There is a moment in the film where the character who plays Jeremy has a major turning point towards hope. Watch it and let me know how it affected you. The impact on me was that I sensed God say, “Go bigger! It is time to write that book”.
Let nothing stop you. Don’t let anything rob you of your joy. Embrace disappointment as a stepping stone to growth and a fuller life as it leads you to new things. Thankyou Jeremy for the story behind the song. I still believe…
Monday marks the anniversary of the day we saw a great unravelling in our family. The most disturbing news came to us piece by piece, in relatively quick succession. I held a newborn baby in my arms in the early hours of the morning, when the trauma turned to disbelief and shock and temporary almost- paralysis in my limbs. I was meant to be putting baby back to the bassinet after a feed, but I couldn’t move. Later that day I would make a spontaneous request of a close friend to drive me some distance to say another goodbye, stuck in a nightmare I still, to this day, can hardly believe. She selflessly minded my one month old with a bottle while I sat in a room and waited with others. I hadn’t barely processed watching my own father pass away; I couldn’t bear to watch the final minutes, no matter how much I wanted to be be strong enough this time. Later, I passed my beautiful baby around to those who needed tangible solace. What a gift on such a dark, dark day.

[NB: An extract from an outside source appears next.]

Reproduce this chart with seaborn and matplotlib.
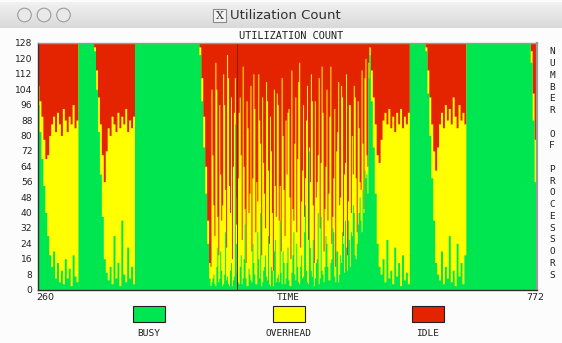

The next day, the family needed to get out and to have some sunshine, so we went to one of our familiar haunts. The playground was closed, the car engine wouldn’t start and moods slumped further. Roadside assistance came and we were back on our way, with Mum taking the older two to a different park near our house. More ominous news came and I decided I did not want to be alone at night with three kids including a newborn at that time. I packed some things with hubby’s help, then got in the car before dusk with baby, heading to Mum’s where I stayed the night. By the time I went to sleep, it was all over. So began one of the darkest, life-altering chapters our family will ever go through.
Tonight as I sat on the end of my eldest son’s bed, pushing through comments like “stop wasting my life”, he finally snapped out of it and quizzed me on some Italian music terms. After impressing him with my memory recall, we came across a term that eluded me, yet sounded familiar. It means, “but not too much”. It kind of sums up the delicate nature of my relationship with E-man, of late. He still wants mum, but not too much. He wants space, but not too much. He wants food, but not too much. All things are carefully needing balance, as at any moment, he may feel the need to say “go away” or similar hurtful comments.
I read a very useful piece of information this week which helped me to try once again to build rapport with my son. So often, we let our emotional injury prevent us being unconditionally there for our teen, when really, they need to know, more than ever, that we are there and we are not scared off by their big emotions. This week, I’m going to try to find those moments where E-man lets me into his world, just enough but “not too much”. It might be a game of chess or some shots at the basketball ring. His terms, his timing, his choice to let me be there for him…ma non troppo.